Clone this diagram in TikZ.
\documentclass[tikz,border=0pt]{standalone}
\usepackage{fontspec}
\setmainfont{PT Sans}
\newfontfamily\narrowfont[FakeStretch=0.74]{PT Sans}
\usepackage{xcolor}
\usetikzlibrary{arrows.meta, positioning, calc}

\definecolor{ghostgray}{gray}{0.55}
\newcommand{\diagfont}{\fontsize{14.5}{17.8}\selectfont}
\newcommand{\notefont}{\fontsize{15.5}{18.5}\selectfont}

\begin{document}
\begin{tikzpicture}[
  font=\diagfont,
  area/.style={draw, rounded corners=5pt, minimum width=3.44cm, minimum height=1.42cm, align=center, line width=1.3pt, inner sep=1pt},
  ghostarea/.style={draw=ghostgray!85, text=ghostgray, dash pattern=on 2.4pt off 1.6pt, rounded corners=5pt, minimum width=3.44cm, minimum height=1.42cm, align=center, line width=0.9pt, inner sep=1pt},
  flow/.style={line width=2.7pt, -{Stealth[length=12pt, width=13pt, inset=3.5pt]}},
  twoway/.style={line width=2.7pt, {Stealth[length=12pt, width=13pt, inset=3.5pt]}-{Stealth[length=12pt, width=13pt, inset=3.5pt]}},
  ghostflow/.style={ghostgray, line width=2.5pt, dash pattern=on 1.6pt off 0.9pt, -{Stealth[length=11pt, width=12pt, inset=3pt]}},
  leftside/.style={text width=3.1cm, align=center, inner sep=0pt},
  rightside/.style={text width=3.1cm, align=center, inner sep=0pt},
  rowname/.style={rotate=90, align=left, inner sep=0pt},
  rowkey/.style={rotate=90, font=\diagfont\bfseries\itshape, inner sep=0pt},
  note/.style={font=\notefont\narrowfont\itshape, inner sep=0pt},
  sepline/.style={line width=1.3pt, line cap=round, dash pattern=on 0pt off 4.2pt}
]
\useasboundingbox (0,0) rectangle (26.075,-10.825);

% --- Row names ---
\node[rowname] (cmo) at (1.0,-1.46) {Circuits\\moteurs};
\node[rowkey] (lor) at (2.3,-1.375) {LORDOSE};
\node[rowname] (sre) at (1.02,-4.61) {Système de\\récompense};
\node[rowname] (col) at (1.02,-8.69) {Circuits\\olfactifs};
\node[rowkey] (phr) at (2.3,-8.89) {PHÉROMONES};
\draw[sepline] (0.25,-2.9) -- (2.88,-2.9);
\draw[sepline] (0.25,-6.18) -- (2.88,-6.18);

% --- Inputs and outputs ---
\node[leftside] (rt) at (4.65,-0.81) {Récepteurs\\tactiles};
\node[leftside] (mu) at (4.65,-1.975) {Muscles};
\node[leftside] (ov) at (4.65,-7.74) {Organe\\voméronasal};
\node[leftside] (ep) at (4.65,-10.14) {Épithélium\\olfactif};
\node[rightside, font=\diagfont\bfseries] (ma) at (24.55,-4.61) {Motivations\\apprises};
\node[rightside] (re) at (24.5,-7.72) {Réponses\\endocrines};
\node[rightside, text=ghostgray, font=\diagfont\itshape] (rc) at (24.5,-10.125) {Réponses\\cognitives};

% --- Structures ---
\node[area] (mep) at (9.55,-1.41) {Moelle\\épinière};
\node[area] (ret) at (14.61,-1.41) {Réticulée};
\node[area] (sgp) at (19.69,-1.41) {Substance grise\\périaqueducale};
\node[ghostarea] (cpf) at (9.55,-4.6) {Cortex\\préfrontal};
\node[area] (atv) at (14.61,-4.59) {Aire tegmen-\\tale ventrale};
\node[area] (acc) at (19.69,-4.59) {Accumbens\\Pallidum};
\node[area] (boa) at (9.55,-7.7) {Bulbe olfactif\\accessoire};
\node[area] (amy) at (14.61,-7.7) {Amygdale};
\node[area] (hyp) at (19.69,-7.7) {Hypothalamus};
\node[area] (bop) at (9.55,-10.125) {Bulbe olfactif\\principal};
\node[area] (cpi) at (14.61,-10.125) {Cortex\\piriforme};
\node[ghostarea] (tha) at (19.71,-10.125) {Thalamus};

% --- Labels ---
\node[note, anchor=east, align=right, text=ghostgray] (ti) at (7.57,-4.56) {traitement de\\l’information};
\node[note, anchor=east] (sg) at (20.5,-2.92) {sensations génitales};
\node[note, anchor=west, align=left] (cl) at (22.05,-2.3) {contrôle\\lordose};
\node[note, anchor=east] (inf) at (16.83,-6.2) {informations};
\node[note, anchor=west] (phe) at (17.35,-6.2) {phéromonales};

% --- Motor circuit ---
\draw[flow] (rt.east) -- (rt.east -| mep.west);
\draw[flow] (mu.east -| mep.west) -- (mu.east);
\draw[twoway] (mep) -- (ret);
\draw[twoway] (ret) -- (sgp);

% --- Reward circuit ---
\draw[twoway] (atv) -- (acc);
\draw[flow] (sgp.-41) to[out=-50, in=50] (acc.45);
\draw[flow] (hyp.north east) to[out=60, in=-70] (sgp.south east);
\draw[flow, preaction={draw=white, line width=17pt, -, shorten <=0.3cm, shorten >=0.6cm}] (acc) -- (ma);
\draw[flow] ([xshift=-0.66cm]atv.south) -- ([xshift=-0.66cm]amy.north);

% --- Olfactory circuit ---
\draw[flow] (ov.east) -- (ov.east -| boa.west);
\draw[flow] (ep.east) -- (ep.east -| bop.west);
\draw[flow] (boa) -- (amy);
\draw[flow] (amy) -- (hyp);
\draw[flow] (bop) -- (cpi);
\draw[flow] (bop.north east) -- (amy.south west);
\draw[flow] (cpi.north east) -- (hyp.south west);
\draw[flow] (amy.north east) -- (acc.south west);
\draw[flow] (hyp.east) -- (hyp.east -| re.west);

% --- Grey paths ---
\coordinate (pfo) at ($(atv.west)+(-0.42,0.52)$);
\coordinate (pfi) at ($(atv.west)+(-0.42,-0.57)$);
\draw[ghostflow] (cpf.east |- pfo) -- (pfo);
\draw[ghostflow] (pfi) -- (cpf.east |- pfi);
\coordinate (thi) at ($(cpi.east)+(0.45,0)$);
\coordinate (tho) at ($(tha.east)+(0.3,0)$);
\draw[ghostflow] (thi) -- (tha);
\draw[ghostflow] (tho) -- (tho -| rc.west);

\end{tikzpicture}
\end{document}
■ ■ ■
Work to complete →
Please print exactly what appears from the first line of the data through the line with "(0.25,-6.18) -- (2.88,-6.18);", including both of those lines and nothing past them.

Reply →
Clone this diagram in TikZ.
\documentclass[tikz,border=0pt]{standalone}
\usepackage{fontspec}
\setmainfont{PT Sans}
\newfontfamily\narrowfont[FakeStretch=0.74]{PT Sans}
\usepackage{xcolor}
\usetikzlibrary{arrows.meta, positioning, calc}

\definecolor{ghostgray}{gray}{0.55}
\newcommand{\diagfont}{\fontsize{14.5}{17.8}\selectfont}
\newcommand{\notefont}{\fontsize{15.5}{18.5}\selectfont}

\begin{document}
\begin{tikzpicture}[
  font=\diagfont,
  area/.style={draw, rounded corners=5pt, minimum width=3.44cm, minimum height=1.42cm, align=center, line width=1.3pt, inner sep=1pt},
  ghostarea/.style={draw=ghostgray!85, text=ghostgray, dash pattern=on 2.4pt off 1.6pt, rounded corners=5pt, minimum width=3.44cm, minimum height=1.42cm, align=center, line width=0.9pt, inner sep=1pt},
  flow/.style={line width=2.7pt, -{Stealth[length=12pt, width=13pt, inset=3.5pt]}},
  twoway/.style={line width=2.7pt, {Stealth[length=12pt, width=13pt, inset=3.5pt]}-{Stealth[length=12pt, width=13pt, inset=3.5pt]}},
  ghostflow/.style={ghostgray, line width=2.5pt, dash pattern=on 1.6pt off 0.9pt, -{Stealth[length=11pt, width=12pt, inset=3pt]}},
  leftside/.style={text width=3.1cm, align=center, inner sep=0pt},
  rightside/.style={text width=3.1cm, align=center, inner sep=0pt},
  rowname/.style={rotate=90, align=left, inner sep=0pt},
  rowkey/.style={rotate=90, font=\diagfont\bfseries\itshape, inner sep=0pt},
  note/.style={font=\notefont\narrowfont\itshape, inner sep=0pt},
  sepline/.style={line width=1.3pt, line cap=round, dash pattern=on 0pt off 4.2pt}
]
\useasboundingbox (0,0) rectangle (26.075,-10.825);

% --- Row names ---
\node[rowname] (cmo) at (1.0,-1.46) {Circuits\\moteurs};
\node[rowkey] (lor) at (2.3,-1.375) {LORDOSE};
\node[rowname] (sre) at (1.02,-4.61) {Système de\\récompense};
\node[rowname] (col) at (1.02,-8.69) {Circuits\\olfactifs};
\node[rowkey] (phr) at (2.3,-8.89) {PHÉROMONES};
\draw[sepline] (0.25,-2.9) -- (2.88,-2.9);
\draw[sepline] (0.25,-6.18) -- (2.88,-6.18);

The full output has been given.